Does anyone know of a way of getting SAS to read in files delimited by more than one character? Some files I have to import have over a million records in them, containing customer details entered by call-centre staff over a period of several years. I can't find one single character that will successfully delimit all the records! I figure it will be harder to find a string entered in a record that contains '^$*' than just '^' or '$' or '*'.
I create the files overnight, typically taking the form of:
NAME^AGE^ etc... ('^' being the current delimiter)
Any ideas? I'm using 9.1
You can list multiple delimiters in the DLM= option of the INFILE statement. Delimiters placed next to each other would be treated as one delimiter. Records with only one of the delimiters would be read successfully.
infile datalines dlm='^$';
input name $ age city $ state $;
proc print data=readmult;
title 'Use Multiple Delimiters';
I don't think this is really what is asked for. I interpret the post as the delimiter always must all of the specified characters in that sequence, just to avoid that some character fields may contain any single of the specified characters.
I don't think that you can do this within the INFILE statement (it would be a great feature though). So I think that you'll have to scan through the whole record searching for the delimiter, maybe using do-loops, FIND function and SUBSTR...

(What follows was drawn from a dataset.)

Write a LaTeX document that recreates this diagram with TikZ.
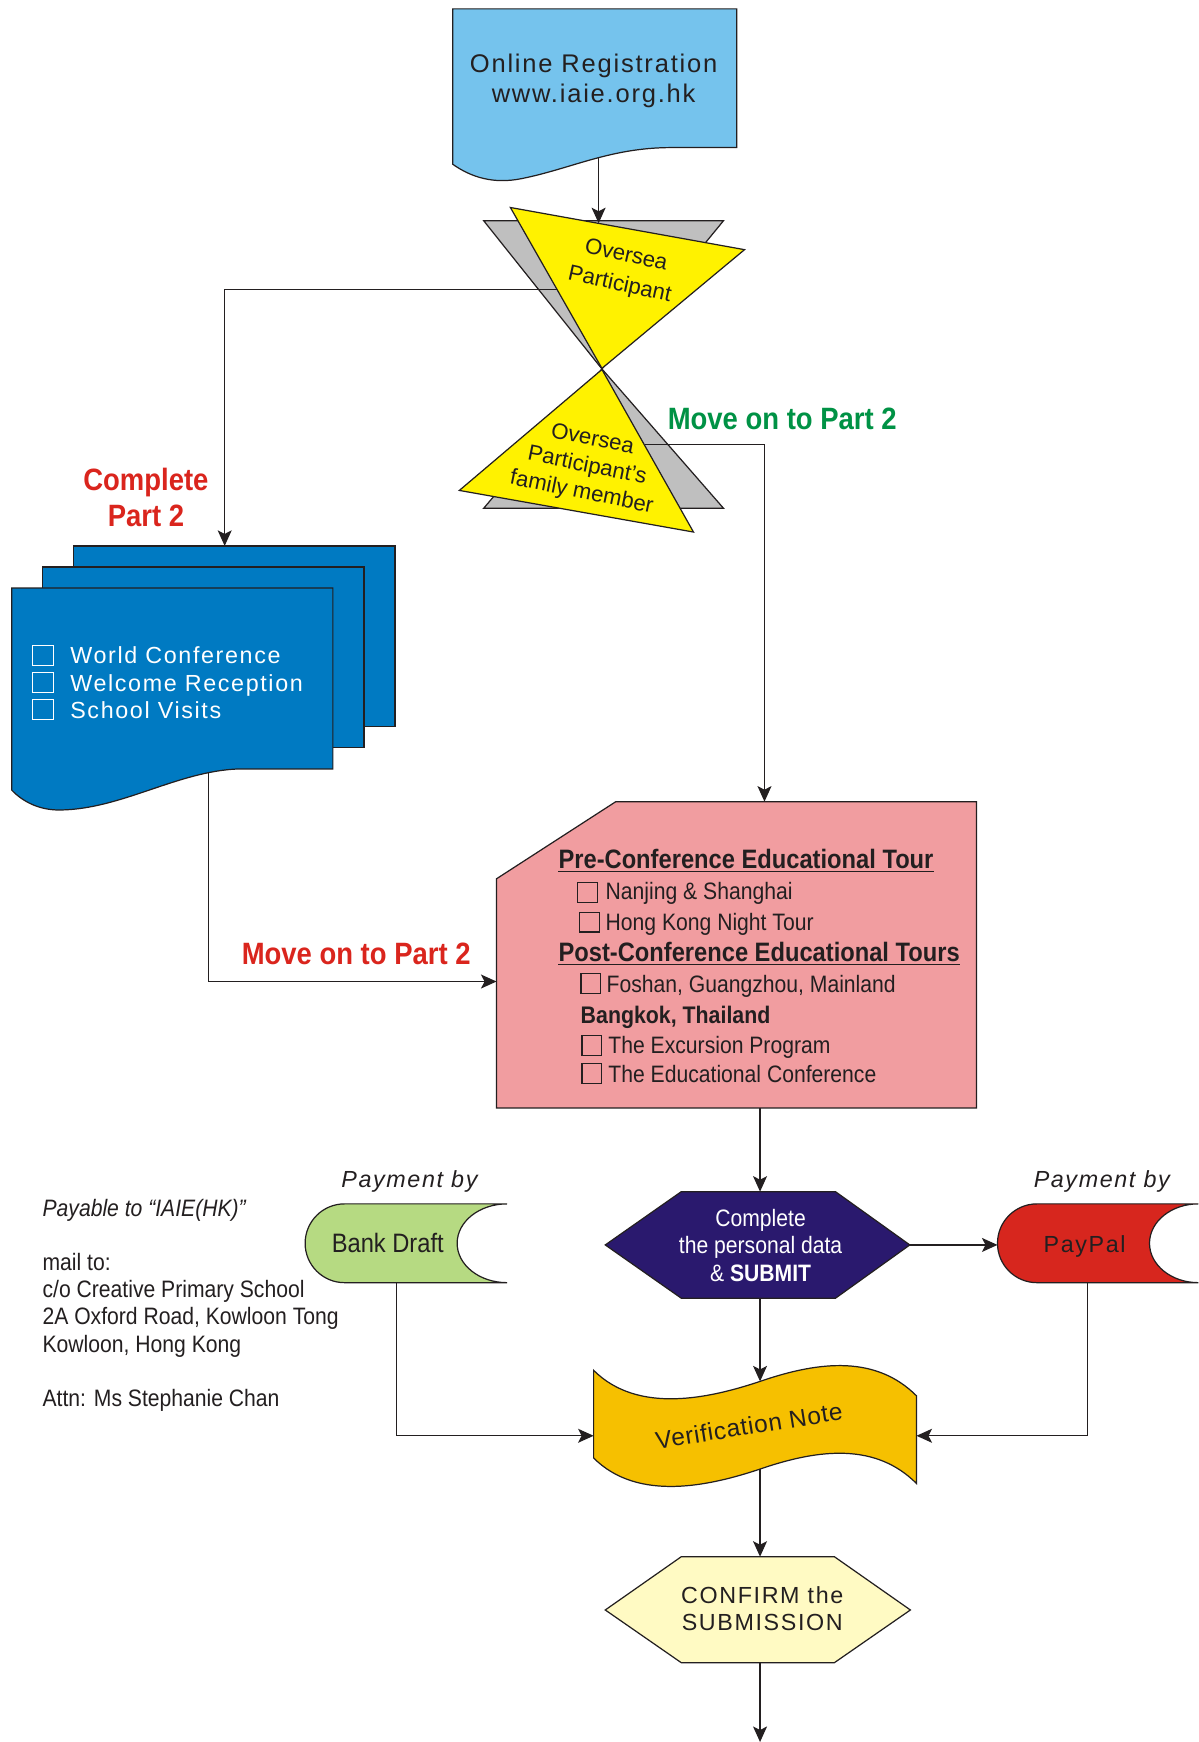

Just about all import routines (may be not oracle, but I'll be happy to be corrected) have a solution to the problem of finding a delimiter character within data values. To protect these (I call delimiters embedded in data) they all support the principle of "Quoting."
The easiest example would be an amount value formatted with the comma. format.
SAS supports the common solution used by (presumeably) all - Quote any value that contains an embedded delimiter.
Ok you may challenge, "what about the quote character turning up in a data value?"
The solution to this seems as standard as the principle of "quoting" - Protect quotes by quoting the string and repeating internal or unbalanced quotes. [pre] Mary said, "let's finish now."[/pre]would be converted to a protected form as [pre] "Mary said, ""let's finish now""."[/pre]
With these methods, text data transfers are achieved in a CSV style that is protected and reliable.
SAS supports this with the DSD option on file statements for creating CSV style, and on the INFILE statement for reading such demimited data.
On no occasion is a more complex delimiter (like a multi-character delimiter word) required.
I tried the 3rd option as it seemed most like what I was after:
Creating the files with the fields within double quotes (""^""^ etc) worked beautifully - my files imported with no errors or missing values! (1st time in almost a year!)
Thanks to all who replied.